The Unfinished Nation: Chapter 13: The Impending Crisis


Chapter 13 Main Themes:


  1. The influence of Manifest Destiny on Americans during the period, and how it shaped American policy in Texas, Oregon, California, and the Southwest.

  2. The many events concerning the expansion of slavery into the western territories that deepened divisions between the North and the South and led to the Civil War.

  3. The effect of the dispute over slavery in reshaping the American political-party system, bringing an end to the Whigs and birthing the Republicans.


A thorough study of Chapter 13 should enable the student to understand:

  • The concept of Manifest Destiny and its influence on the nation through the 1840s and beyond.


  • The origin of the Republic of Texas and the controversy concerning its annexation by the United States.

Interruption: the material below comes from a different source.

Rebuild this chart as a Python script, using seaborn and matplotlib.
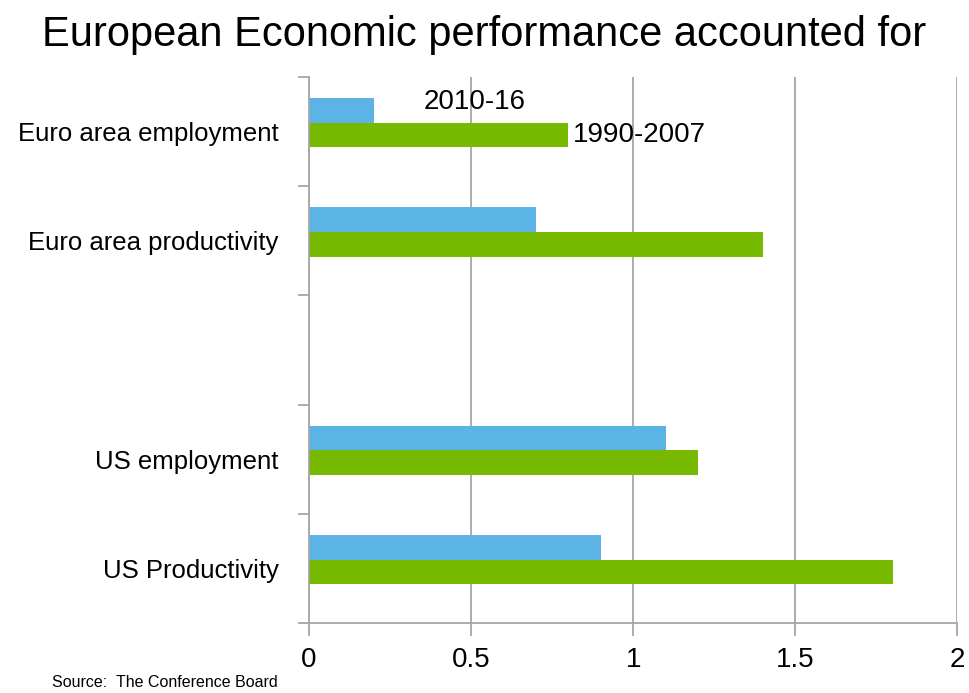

  • The reasons why the United States declared war on Mexico, and how the Mexican War was fought to a successful conclusion.


  • The impact of the Wilmot Proviso on the sectional controversy.


  • The methods used to enact the Compromise of 1850, and its reception by the American people.


  • The role of the major political parties in the widening sectional split.


  • The part played by Stephen A. Douglas in the enactment of the Kansas-Nebraska Act, and the effect of this act on his career and on the attitudes of the people in all sections.


  • The impact of the Dred Scott decision on sectional attitudes and on the prestige of the Supreme Court.


  • The reasons for Abraham Lincoln's victory in 1860, and the effect of his election on the sectional crisis.



Dark Horse:
   A political candidate who is not considered a front runner and whose victory would be surprising to most observers.


Tejanos:  Mexican residents of Texas.


Manifest Destiny: The 19th-century political and philosophical belief that it was America's divinely assigned mission to expand westward (and to establish democratic and Protestant ideals) across the North American continent.